A note on the recipe: While the author recommends homemade noodles, fresh noodles from an Asian supermarket can be substituted. —The Editors
- Serves 2 as a main dish
- For the noodles and eggplant:
fresh wide noodles
peanut or vegetable oil, plus more as needed
- For the sauce and garnish:
peanut or vegetable oil
minced fresh ginger
medium onion, peeled and chopped into 1/2-inch pieces
mild rice wine (like Taiwan Mijiu) (See headnote)
6 to 8 tablespoons
toasted sesame oil
sweet wheat paste (tianmianjiang)
seedless cucumber, trimmed and julienned
green onion, trimmed and julienned (optional)
- Shake the noodles out onto a tea towel to loosen the strands.

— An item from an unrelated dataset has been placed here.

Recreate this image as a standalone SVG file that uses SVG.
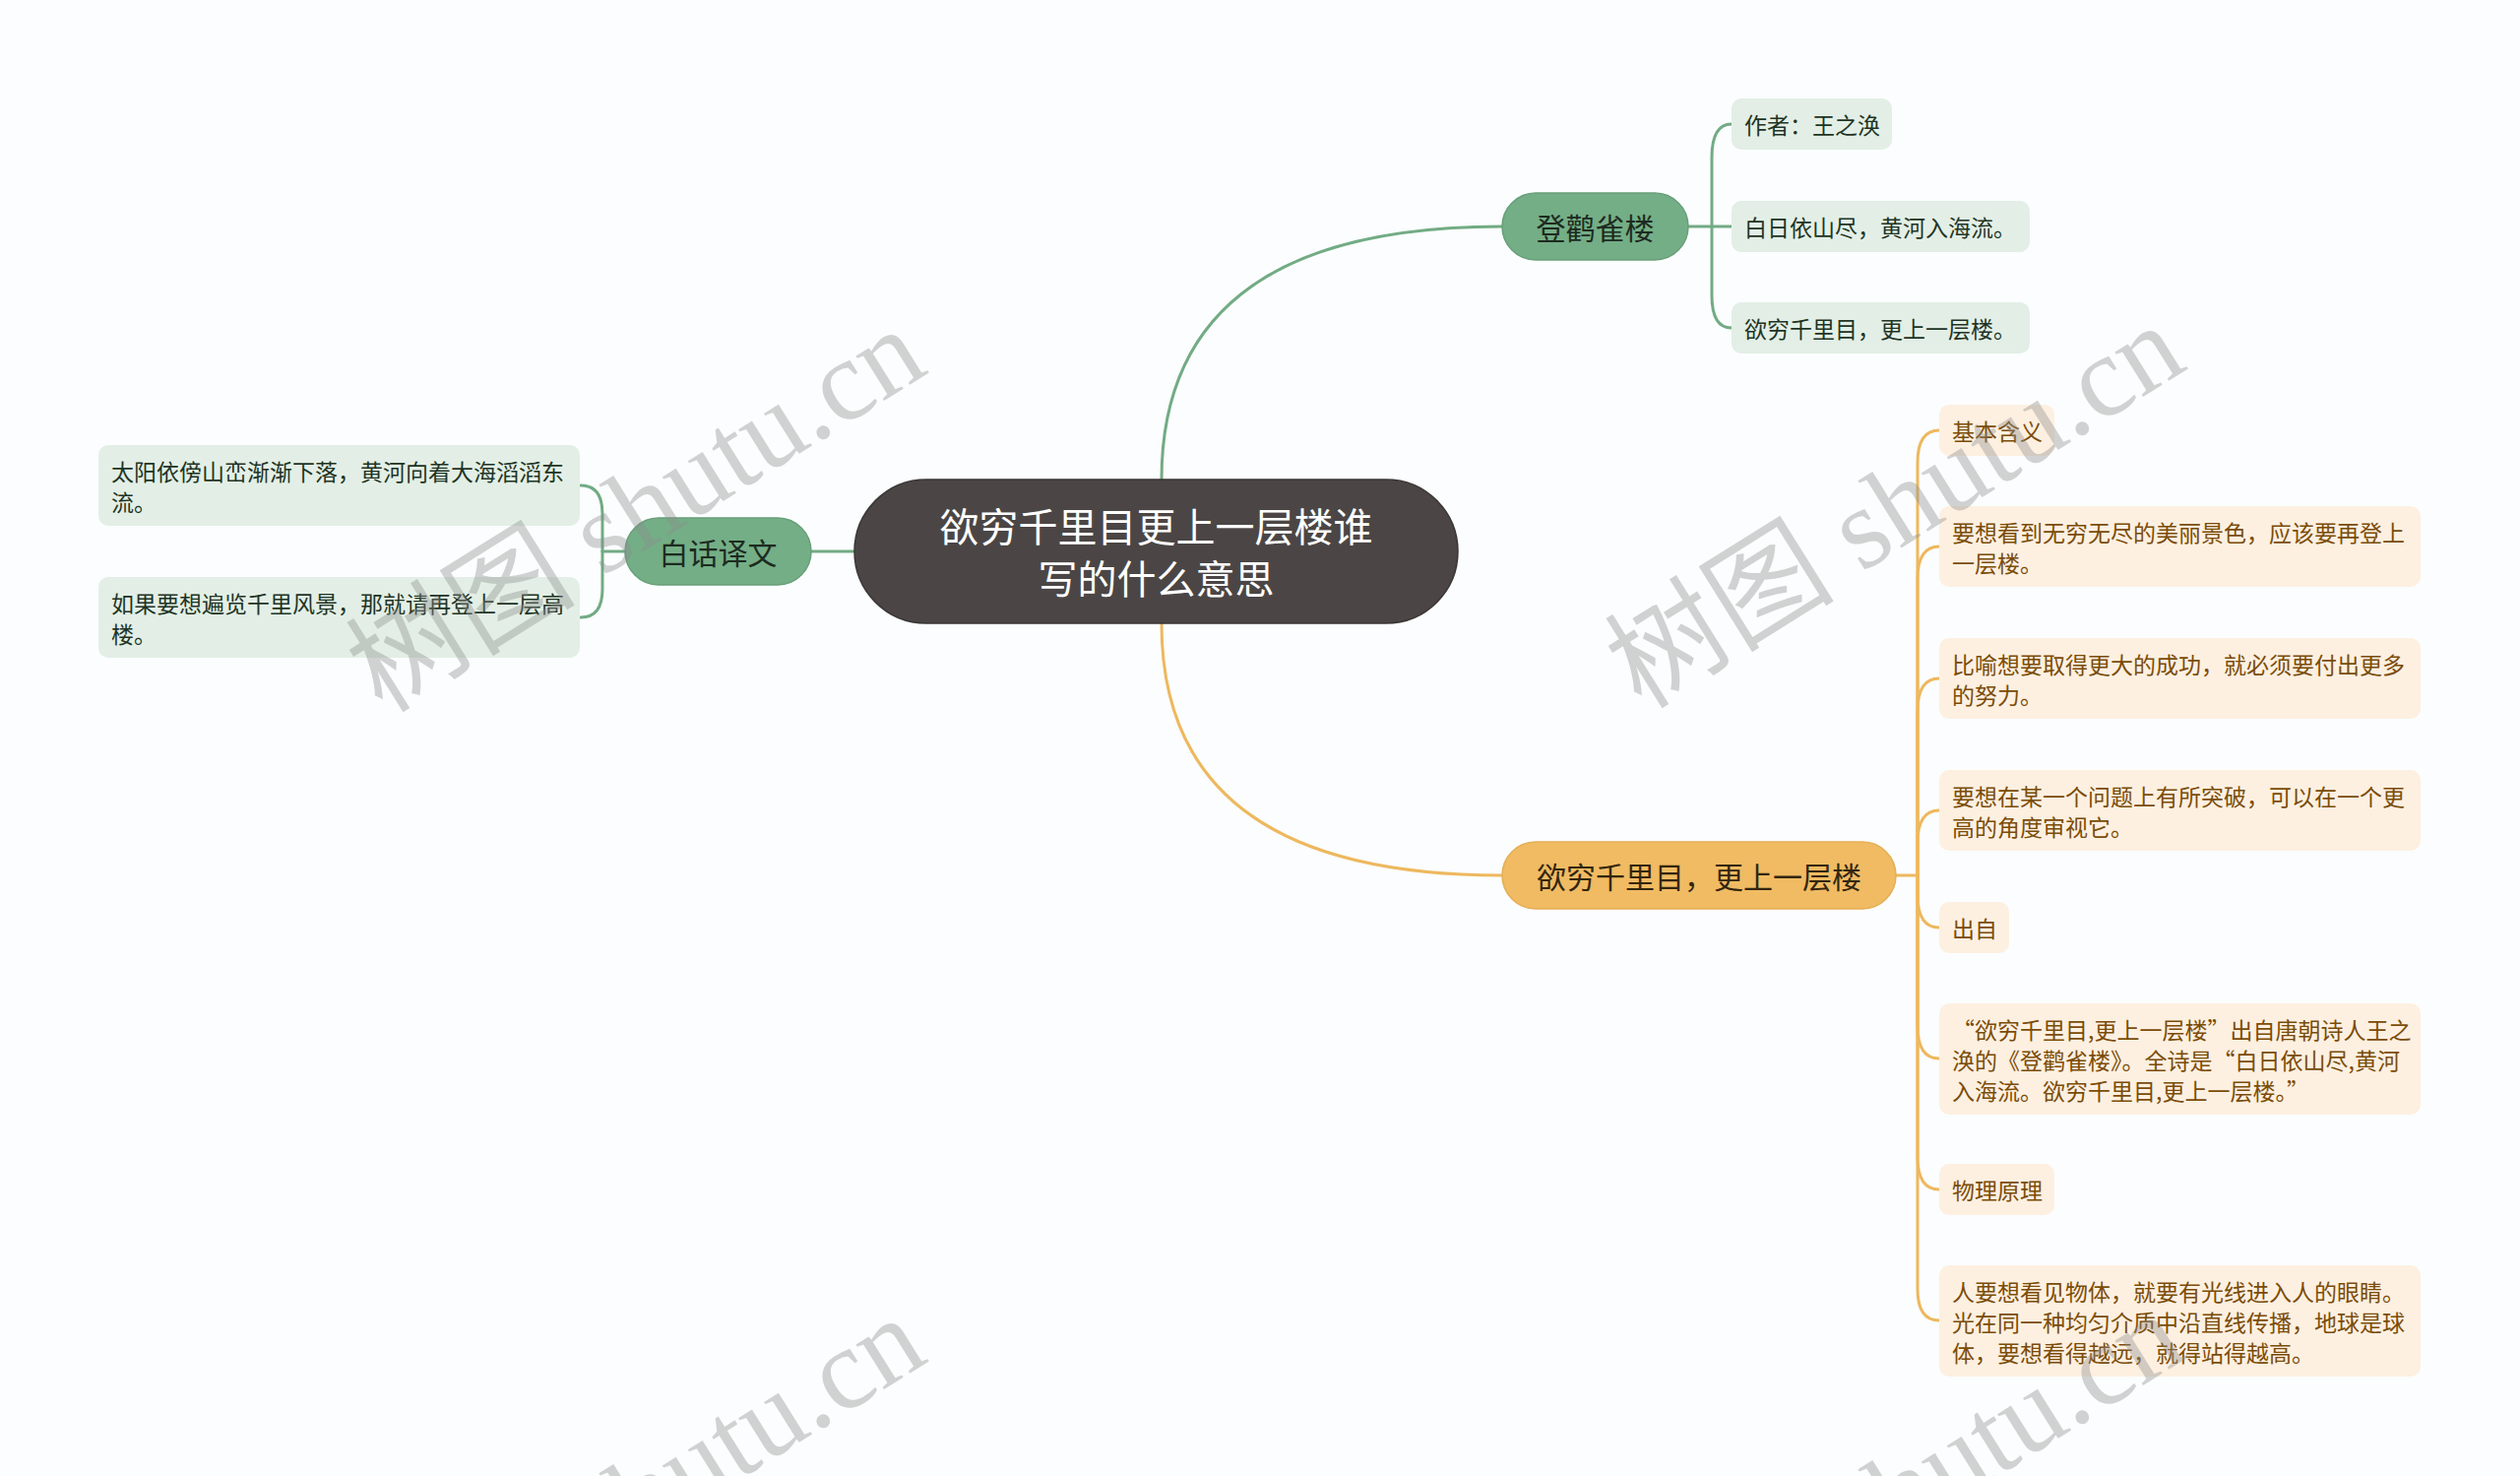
<svg xmlns="http://www.w3.org/2000/svg" width="2560" height="1499" viewBox="0 0 2560 1499">
<style>
text{font-family:"Noto Sans CJK SC","Noto Sans",sans-serif;dominant-baseline:central}
.c{fill:none;stroke-width:3;stroke-linecap:round}
.g{stroke:#72ab84}
.o{stroke:#eeb85e}
.gb{fill:#e3efe6}
.ob{fill:#fdf0e1}
.gt{font-size:23px;fill:#1e3424}
.ot{font-size:23px;fill:#7b4c07}
.mt{font-size:30px;text-anchor:middle}
.wm{font-family:"Liberation Serif","Noto Sans CJK SC",serif;font-size:117px;fill:#8c8c8c;fill-opacity:0.38;text-anchor:middle;dominant-baseline:central}
</style>
<rect width="2560" height="1499" fill="#fbfdfe"/>
<g id="connectors">
<path class="c g" d="M1180 487 Q1180 230 1526 230"/>
<path class="c o" d="M1180 633 Q1180 889 1526 889"/>
<path class="c g" d="M868 560 H824"/>
<path class="c g" d="M1715 230 H1759"/>
<path class="c g" d="M1739 230 V160 Q1739 126 1759 126"/>
<path class="c g" d="M1739 230 V300 Q1739 333 1759 333"/>
<path class="c g" d="M635 560 H612"/>
<path class="c g" d="M612 560 V522 Q612 493 590 493"/>
<path class="c g" d="M612 560 V598 Q612 627 590 627"/>
<path class="c o" d="M1926 889 H1948"/>
<path class="c o" d="M1948 889 V470 Q1948 437 1970 437"/>
<path class="c o" d="M1948 889 V588 Q1948 555 1970 555"/>
<path class="c o" d="M1948 889 V722 Q1948 689 1970 689"/>
<path class="c o" d="M1948 889 V856 Q1948 823 1970 823"/>
<path class="c o" d="M1948 889 V909 Q1948 942 1970 942"/>
<path class="c o" d="M1948 889 V1042 Q1948 1075 1970 1075"/>
<path class="c o" d="M1948 889 V1175 Q1948 1208 1970 1208"/>
<path class="c o" d="M1948 889 V1309 Q1948 1341 1970 1341"/>
</g>
<g id="root">
<rect x="868" y="487" width="613" height="146" rx="73" fill="#4b4645" stroke="#3a3635" stroke-width="1.5"/>
<text x="1174.5" y="533" font-size="40" fill="#ffffff" text-anchor="middle">欲穷千里目更上一层楼谁</text>
<text x="1174.5" y="586" font-size="40" fill="#ffffff" text-anchor="middle">写的什么意思</text>
</g>
<g id="n-denghuan">
<rect x="1526" y="196" width="189" height="68" rx="34" fill="#74ae86" stroke="#679f78" stroke-width="1.5"/>
<text class="mt" x="1620.5" y="230" fill="#1d2b20">登鹳雀楼</text>
</g>
<g id="n-author">
<rect class="gb" x="1759" y="100" width="163" height="52" rx="10"/>
<text class="gt" x="1772" y="126">作者：王之涣</text>
</g>
<g id="n-line1">
<rect class="gb" x="1759" y="204" width="303" height="52" rx="10"/>
<text class="gt" x="1772" y="230">白日依山尽，黄河入海流。</text>
</g>
<g id="n-line2">
<rect class="gb" x="1759" y="307" width="303" height="52" rx="10"/>
<text class="gt" x="1772" y="333">欲穷千里目，更上一层楼。</text>
</g>
<g id="n-baihua">
<rect x="635" y="526" width="189" height="68" rx="34" fill="#74ae86" stroke="#679f78" stroke-width="1.5"/>
<text class="mt" x="729.5" y="560" fill="#1d2b20">白话译文</text>
</g>
<g id="n-trans1">
<rect class="gb" x="100" y="452" width="489" height="82" rx="10"/>
<text class="gt" x="113" y="477.5">太阳依傍山峦渐渐下落，黄河向着大海滔滔东</text>
<text class="gt" x="113" y="508.5">流。</text>
</g>
<g id="n-trans2">
<rect class="gb" x="100" y="586" width="489" height="82" rx="10"/>
<text class="gt" x="113" y="611.5">如果要想遍览千里风景，那就请再登上一层高</text>
<text class="gt" x="113" y="642.5">楼。</text>
</g>
<g id="n-yuqiong">
<rect x="1526" y="855" width="400" height="68" rx="34" fill="#f0bb63" stroke="#e5ae55" stroke-width="1.5"/>
<text class="mt" x="1726" y="889" fill="#33260f">欲穷千里目，更上一层楼</text>
</g>
<g id="n-jiben">
<rect class="ob" x="1970" y="411" width="117" height="52" rx="10"/>
<text class="ot" x="1983" y="437">基本含义</text>
</g>
<g id="n-m1">
<rect class="ob" x="1970" y="514" width="489" height="82" rx="10"/>
<text class="ot" x="1983" y="539.5">要想看到无穷无尽的美丽景色，应该要再登上</text>
<text class="ot" x="1983" y="570.5">一层楼。</text>
</g>
<g id="n-m2">
<rect class="ob" x="1970" y="648" width="489" height="82" rx="10"/>
<text class="ot" x="1983" y="673.5">比喻想要取得更大的成功，就必须要付出更多</text>
<text class="ot" x="1983" y="704.5">的努力。</text>
</g>
<g id="n-m3">
<rect class="ob" x="1970" y="782" width="489" height="82" rx="10"/>
<text class="ot" x="1983" y="807.5">要想在某一个问题上有所突破，可以在一个更</text>
<text class="ot" x="1983" y="838.5">高的角度审视它。</text>
</g>
<g id="n-chuzi">
<rect class="ob" x="1970" y="916" width="71" height="52" rx="10"/>
<text class="ot" x="1983" y="942">出自</text>
</g>
<g id="n-quote">
<rect class="ob" x="1970" y="1019" width="489" height="113" rx="10"/>
<text class="ot" x="1983" y="1044.5">“欲穷千里目,更上一层楼”出自唐朝诗人王之</text>
<text class="ot" x="1983" y="1075.5">涣的《登鹳雀楼》。全诗是“白日依山尽,黄河</text>
<text class="ot" x="1983" y="1106.5">入海流。欲穷千里目,更上一层楼。”</text>
</g>
<g id="n-wuli">
<rect class="ob" x="1970" y="1182" width="117" height="52" rx="10"/>
<text class="ot" x="1983" y="1208">物理原理</text>
</g>
<g id="n-phys">
<rect class="ob" x="1970" y="1285" width="489" height="113" rx="10"/>
<text class="ot" x="1983" y="1310.5">人要想看见物体，就要有光线进入人的眼睛。</text>
<text class="ot" x="1983" y="1341.5">光在同一种均匀介质中沿直线传播，地球是球</text>
<text class="ot" x="1983" y="1372.5">体，要想看得越远，就得站得越高。</text>
</g>
<g id="watermark">
<text class="wm" transform="translate(646 518) rotate(-32)">树图 shutu.cn</text>
<text class="wm" transform="translate(1925 514) rotate(-32)">树图 shutu.cn</text>
<text class="wm" transform="translate(646 1522) rotate(-32)">树图 shutu.cn</text>
<text class="wm" transform="translate(1925 1518) rotate(-32)">树图 shutu.cn</text>
</g>
</svg>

Cover them with a clean tea towel to keep them from drying out. In a large pot, bring the water to a boil, then turn off the heat and cover the pot to keep the water warm.
- Clean and trim the eggplants and then cut them into 1/2-inch cubes (you should have about 1 cup) without peeling. Deep-fry or bake them in the oven: To fry them, heat the oil in a wok over medium-high and fry the eggplants until they are browned all over; to bake them, toss the eggplants in the oil and bake them at 350° F for about 15 minutes, tossing them now and then until they are completely browned. Transfer the cooked eggplant to a dish.
- To prepare the sauce, heat the peanut oil in a wok over medium-high and add the ginger, pork, onion, and garlic. Lower the heat to medium and cook—stirring occasionally—until the onions are translucent, about 5 minutes. Raise the heat to medium-high again and fry the mixture until the onion has browned edges, about 2 to 3 minutes.
- Pour in the rice wine and stir it around quickly to stop the caramelization. Scoop the mixture up one side of the wok. Raise the heat to high, pour the sesame oil into the bottom of the wok and add the sweet wheat paste. Stir the paste around in the oil to break it up into a smooth layer and to fry out any raw flavors. Add the soy sauce and sugar. Mix the meat mixture into the sauce and toss the mixture around on the heat. Add the hot water and stir the sauce around to incorporate the water. Lower the heat to a simmer and let the sauce and onion mixture gently cook for 10 to 15 minutes. Add the eggplant, taste and adjust the seasoning, and cook the sauce for another 3 minutes.
- Just before serving, bring the water to a boil and cook the noodles until done but still nice and chewy. Reserving the noodle water, use a Chinese spider or a slotted spoon to remove them to noodle bowls. Ladle the sauce on top of each mound of noodles and garnish with the cucumbers and the green onions, if using. Serve a soup bowl of the hot noodle water on the side to each person so that they may add it if they prefer a soupier base. Your diners should toss the noodles with the sauce and garnish it so that there is a nice balance of fresh, sweet, salty, chewy, and soft in each bite.